Start

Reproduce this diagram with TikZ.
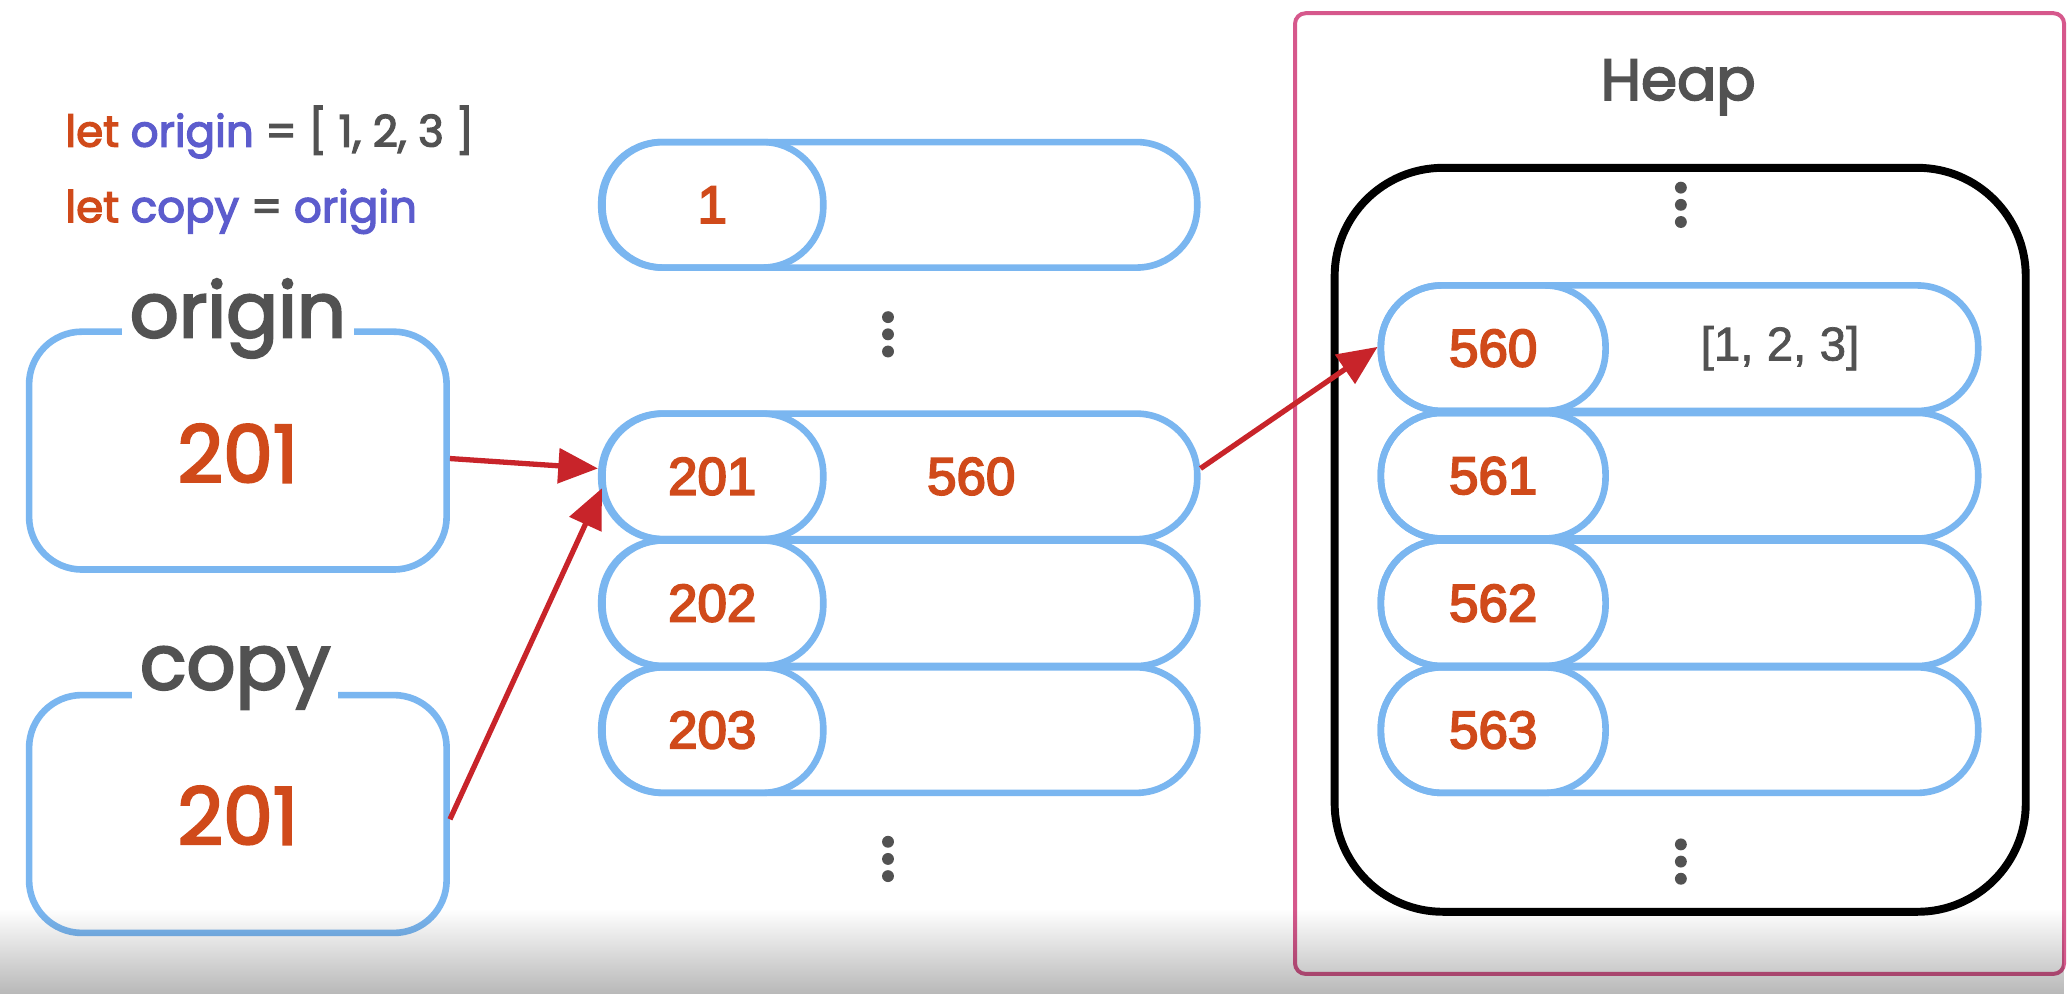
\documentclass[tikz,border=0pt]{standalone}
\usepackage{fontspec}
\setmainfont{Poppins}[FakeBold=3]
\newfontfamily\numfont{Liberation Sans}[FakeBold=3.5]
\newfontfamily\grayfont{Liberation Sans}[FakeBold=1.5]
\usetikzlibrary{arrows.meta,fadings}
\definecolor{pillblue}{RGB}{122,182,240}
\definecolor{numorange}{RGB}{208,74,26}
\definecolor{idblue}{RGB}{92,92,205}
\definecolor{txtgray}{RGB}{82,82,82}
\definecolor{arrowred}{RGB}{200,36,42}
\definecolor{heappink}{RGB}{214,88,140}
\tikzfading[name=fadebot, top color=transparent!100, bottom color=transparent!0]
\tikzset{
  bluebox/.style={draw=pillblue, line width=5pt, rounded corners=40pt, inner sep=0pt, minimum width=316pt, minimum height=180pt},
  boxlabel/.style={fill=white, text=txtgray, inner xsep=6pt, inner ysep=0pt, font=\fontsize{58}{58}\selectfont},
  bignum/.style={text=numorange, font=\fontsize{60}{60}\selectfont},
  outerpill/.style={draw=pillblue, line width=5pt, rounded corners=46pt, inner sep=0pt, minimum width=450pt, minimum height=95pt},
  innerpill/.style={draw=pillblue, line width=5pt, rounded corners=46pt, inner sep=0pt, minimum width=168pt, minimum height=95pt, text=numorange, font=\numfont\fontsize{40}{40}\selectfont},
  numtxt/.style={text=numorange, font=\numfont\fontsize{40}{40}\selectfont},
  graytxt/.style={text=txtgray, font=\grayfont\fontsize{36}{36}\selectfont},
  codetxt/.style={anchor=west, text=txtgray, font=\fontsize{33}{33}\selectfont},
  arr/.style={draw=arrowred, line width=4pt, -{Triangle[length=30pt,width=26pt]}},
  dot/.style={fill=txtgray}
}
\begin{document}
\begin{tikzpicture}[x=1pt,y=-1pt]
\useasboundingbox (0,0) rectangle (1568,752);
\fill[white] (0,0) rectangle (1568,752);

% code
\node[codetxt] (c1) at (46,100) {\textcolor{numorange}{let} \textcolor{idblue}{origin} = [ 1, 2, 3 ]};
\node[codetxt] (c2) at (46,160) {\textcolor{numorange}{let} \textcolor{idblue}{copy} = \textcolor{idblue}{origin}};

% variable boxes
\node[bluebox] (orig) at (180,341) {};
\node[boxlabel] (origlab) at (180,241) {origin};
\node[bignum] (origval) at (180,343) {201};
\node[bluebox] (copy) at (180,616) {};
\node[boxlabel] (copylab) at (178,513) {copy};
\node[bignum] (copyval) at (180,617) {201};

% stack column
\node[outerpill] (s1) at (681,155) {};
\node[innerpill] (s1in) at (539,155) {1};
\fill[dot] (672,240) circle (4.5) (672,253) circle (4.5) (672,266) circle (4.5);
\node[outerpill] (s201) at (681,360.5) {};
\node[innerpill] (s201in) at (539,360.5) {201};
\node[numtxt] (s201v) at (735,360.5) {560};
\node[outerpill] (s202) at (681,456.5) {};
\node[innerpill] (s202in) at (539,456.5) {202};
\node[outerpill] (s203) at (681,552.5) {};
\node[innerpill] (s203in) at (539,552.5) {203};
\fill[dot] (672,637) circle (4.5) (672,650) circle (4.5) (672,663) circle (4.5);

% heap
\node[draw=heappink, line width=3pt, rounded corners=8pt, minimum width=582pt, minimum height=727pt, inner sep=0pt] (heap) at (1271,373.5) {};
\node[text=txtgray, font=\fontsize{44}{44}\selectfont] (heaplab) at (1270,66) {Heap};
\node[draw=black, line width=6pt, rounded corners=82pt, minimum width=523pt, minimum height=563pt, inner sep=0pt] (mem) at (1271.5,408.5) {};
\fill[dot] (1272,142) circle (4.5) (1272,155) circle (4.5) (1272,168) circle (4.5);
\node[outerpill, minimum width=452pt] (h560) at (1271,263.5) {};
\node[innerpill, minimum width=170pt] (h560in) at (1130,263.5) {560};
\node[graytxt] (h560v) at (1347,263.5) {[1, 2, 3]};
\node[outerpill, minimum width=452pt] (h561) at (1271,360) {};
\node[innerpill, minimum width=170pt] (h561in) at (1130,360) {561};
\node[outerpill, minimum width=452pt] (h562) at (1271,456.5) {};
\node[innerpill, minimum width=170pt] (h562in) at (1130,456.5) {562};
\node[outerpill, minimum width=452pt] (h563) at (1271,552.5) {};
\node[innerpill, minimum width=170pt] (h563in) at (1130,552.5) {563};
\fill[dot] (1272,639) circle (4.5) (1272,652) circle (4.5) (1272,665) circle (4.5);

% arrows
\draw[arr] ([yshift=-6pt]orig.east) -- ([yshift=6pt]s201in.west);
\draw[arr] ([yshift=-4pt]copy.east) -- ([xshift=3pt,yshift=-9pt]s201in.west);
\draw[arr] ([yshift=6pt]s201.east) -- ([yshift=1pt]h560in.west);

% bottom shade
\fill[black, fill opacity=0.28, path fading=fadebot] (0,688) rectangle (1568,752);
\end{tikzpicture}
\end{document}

End

OBJECTIVE.
Copy the whole of the material above exactly, but not its images.

ANSWER FOR THE TASK.
Reproduce this diagram with TikZ.
\documentclass[tikz,border=0pt]{standalone}
\usepackage{fontspec}
\setmainfont{Poppins}[FakeBold=3]
\newfontfamily\numfont{Liberation Sans}[FakeBold=3.5]
\newfontfamily\grayfont{Liberation Sans}[FakeBold=1.5]
\usetikzlibrary{arrows.meta,fadings}
\definecolor{pillblue}{RGB}{122,182,240}
\definecolor{numorange}{RGB}{208,74,26}
\definecolor{idblue}{RGB}{92,92,205}
\definecolor{txtgray}{RGB}{82,82,82}
\definecolor{arrowred}{RGB}{200,36,42}
\definecolor{heappink}{RGB}{214,88,140}
\tikzfading[name=fadebot, top color=transparent!100, bottom color=transparent!0]
\tikzset{
  bluebox/.style={draw=pillblue, line width=5pt, rounded corners=40pt, inner sep=0pt, minimum width=316pt, minimum height=180pt},
  boxlabel/.style={fill=white, text=txtgray, inner xsep=6pt, inner ysep=0pt, font=\fontsize{58}{58}\selectfont},
  bignum/.style={text=numorange, font=\fontsize{60}{60}\selectfont},
  outerpill/.style={draw=pillblue, line width=5pt, rounded corners=46pt, inner sep=0pt, minimum width=450pt, minimum height=95pt},
  innerpill/.style={draw=pillblue, line width=5pt, rounded corners=46pt, inner sep=0pt, minimum width=168pt, minimum height=95pt, text=numorange, font=\numfont\fontsize{40}{40}\selectfont},
  numtxt/.style={text=numorange, font=\numfont\fontsize{40}{40}\selectfont},
  graytxt/.style={text=txtgray, font=\grayfont\fontsize{36}{36}\selectfont},
  codetxt/.style={anchor=west, text=txtgray, font=\fontsize{33}{33}\selectfont},
  arr/.style={draw=arrowred, line width=4pt, -{Triangle[length=30pt,width=26pt]}},
  dot/.style={fill=txtgray}
}
\begin{document}
\begin{tikzpicture}[x=1pt,y=-1pt]
\useasboundingbox (0,0) rectangle (1568,752);
\fill[white] (0,0) rectangle (1568,752);

% code
\node[codetxt] (c1) at (46,100) {\textcolor{numorange}{let} \textcolor{idblue}{origin} = [ 1, 2, 3 ]};
\node[codetxt] (c2) at (46,160) {\textcolor{numorange}{let} \textcolor{idblue}{copy} = \textcolor{idblue}{origin}};

% variable boxes
\node[bluebox] (orig) at (180,341) {};
\node[boxlabel] (origlab) at (180,241) {origin};
\node[bignum] (origval) at (180,343) {201};
\node[bluebox] (copy) at (180,616) {};
\node[boxlabel] (copylab) at (178,513) {copy};
\node[bignum] (copyval) at (180,617) {201};

% stack column
\node[outerpill] (s1) at (681,155) {};
\node[innerpill] (s1in) at (539,155) {1};
\fill[dot] (672,240) circle (4.5) (672,253) circle (4.5) (672,266) circle (4.5);
\node[outerpill] (s201) at (681,360.5) {};
\node[innerpill] (s201in) at (539,360.5) {201};
\node[numtxt] (s201v) at (735,360.5) {560};
\node[outerpill] (s202) at (681,456.5) {};
\node[innerpill] (s202in) at (539,456.5) {202};
\node[outerpill] (s203) at (681,552.5) {};
\node[innerpill] (s203in) at (539,552.5) {203};
\fill[dot] (672,637) circle (4.5) (672,650) circle (4.5) (672,663) circle (4.5);

% heap
\node[draw=heappink, line width=3pt, rounded corners=8pt, minimum width=582pt, minimum height=727pt, inner sep=0pt] (heap) at (1271,373.5) {};
\node[text=txtgray, font=\fontsize{44}{44}\selectfont] (heaplab) at (1270,66) {Heap};
\node[draw=black, line width=6pt, rounded corners=82pt, minimum width=523pt, minimum height=563pt, inner sep=0pt] (mem) at (1271.5,408.5) {};
\fill[dot] (1272,142) circle (4.5) (1272,155) circle (4.5) (1272,168) circle (4.5);
\node[outerpill, minimum width=452pt] (h560) at (1271,263.5) {};
\node[innerpill, minimum width=170pt] (h560in) at (1130,263.5) {560};
\node[graytxt] (h560v) at (1347,263.5) {[1, 2, 3]};
\node[outerpill, minimum width=452pt] (h561) at (1271,360) {};
\node[innerpill, minimum width=170pt] (h561in) at (1130,360) {561};
\node[outerpill, minimum width=452pt] (h562) at (1271,456.5) {};
\node[innerpill, minimum width=170pt] (h562in) at (1130,456.5) {562};
\node[outerpill, minimum width=452pt] (h563) at (1271,552.5) {};
\node[innerpill, minimum width=170pt] (h563in) at (1130,552.5) {563};
\fill[dot] (1272,639) circle (4.5) (1272,652) circle (4.5) (1272,665) circle (4.5);

% arrows
\draw[arr] ([yshift=-6pt]orig.east) -- ([yshift=6pt]s201in.west);
\draw[arr] ([yshift=-4pt]copy.east) -- ([xshift=3pt,yshift=-9pt]s201in.west);
\draw[arr] ([yshift=6pt]s201.east) -- ([yshift=1pt]h560in.west);

% bottom shade
\fill[black, fill opacity=0.28, path fading=fadebot] (0,688) rectangle (1568,752);
\end{tikzpicture}
\end{document}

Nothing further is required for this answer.